Brazil corruption scandals: All you need to know
Since 2014 Brazil has been gripped by a scandal that started with a state-owned oil company and grew to encapsulate people at the very top of business - and even presidents.
On the face of it, it is a straightforward corruption scandal - albeit one involving millions of dollars in kickbacks and more than 80 politicians and members of the business elite.
But as the tentacles of the investigation dubbed Operation Car Wash fanned out, other scandals emerged.
It has led to some of those who have found themselves accused claiming they are the victims of political plots, designed to bar them from office.
But what is this scandal all about? And who is it said to involve?
What is Operation Car Wash?
Operation Car Wash began in March 2014 as an investigation into allegations that executives at the state oil company Petrobras had accepted bribes from construction firms in return for awarding them contracts at inflated prices.
Which is bad enough - but then the Workers' Party found itself dragged into the corruption scandal amid allegations of having funnelled some of these funds to pay off politicians and buy their votes and help with political campaigns.
Among those accused in the scandal were dozens of politicians, and Luiz Inacio Lula da Silva - the country's extremely popular former president, known affectionately as "Lula".
Corruption at the highest level?
Three years after the investigation began, Lula was found guilty of the first of five charges against him: that he had been given a beachfront apartment by engineering firm OAS in return for his help in winning contracts with Petrobras.
Lula has been sentenced to 12 years in prison - and began his sentence on 7 April with the judges ruling he should not be free during the appeals process.
But Lula, who denies all charges, says the investigation and trial were politically motivated to prevent him from running for president again in the next election.
Lula isn't the only one to have held the presidency to face investigation right now: the two people who followed in his footsteps are facing corruption allegations of their own.
The attorney general has charged current President Michel Temer - the former vice-president who took office in August last year - with receiving money from the boss of giant meatpacking firm JBS, which itself is already implicated in a corruption scandal.
The charges have been delivered to a Supreme Court judge who must now decide if the case can be sent to the lower house of parliament, which will decide whether or not to lift his presidential immunity.

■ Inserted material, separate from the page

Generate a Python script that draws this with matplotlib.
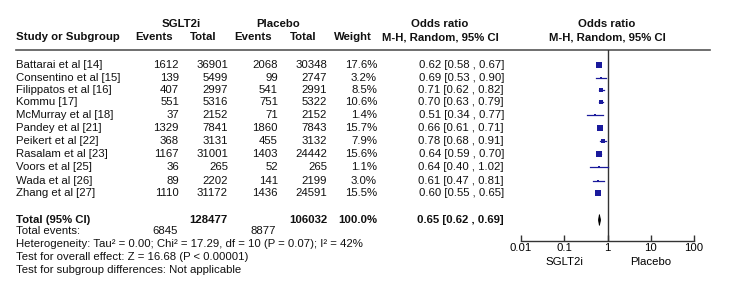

Mr Temer denies all charges.
And then there are the separate allegations which saw his predecessor Dilma Rousseff - who followed Lula into office after he had served two terms - impeached in August 2016.
What led to Rousseff being impeached?
Entirely separate to the Operation Car Wash allegations, Ms Rousseff - a close ally of Lula - found herself in trouble for allegedly moving funds between government budgets, which is illegal under Brazilian law.
She argued this was common practice among presidents, but her critics said she was trying to plug deficit holes in popular social programmes to boost her chances of being re-elected in 2014.
Ms Rousseff fought the allegations, arguing that her right-wing rivals had been trying to remove her from office ever since her re-election.
But she lost - and her vice-president, Mr Temer, of the centre-right PMDB party, was put in charge until January 2019, when the president to be elected in a vote next year will take office.
However, Ms Rousseff's supporters do posit another theory when it comes to her fall from grace: they allege that the politician's rivals wanted her gone because she would not shield them from the Car Wash probe.
Anything else you need to know?
Yes - there is one more scandal which involves those at the highest level: Odebrecht, which has also been caught in Operation Car Wash.
The Brazilian-based construction giant, which is Latin America's largest construction conglomerate, has admitted bribing officials to secure contracts in Brazil and other countries in South America.
One of the companies it is said to have bribed? Petrobras.
In fact, its former CEO, Marcelo Odebrecht, who is serving a 19-year prison sentence for corruption, was found guilty of paying more than $30m (£21m) in bribes to Petrobras officials in exchange for contracts and influence.
He and 76 other Odebrecht officials are giving investigators information as part of a plea deal.
Mr Odebrecht may also yet bring down another president: he says part of the $48m he donated to both Ms Rousseff's and Mr Temer's campaigns in the 2014 Brazilian presidential election was illegal.
This is now under investigation by Brazil's electoral court. If fraud is found, their campaigns could be annulled, which means that Mr Temer would be removed from office.
Both Mr Temer and Ms Rousseff deny all allegations of fraud.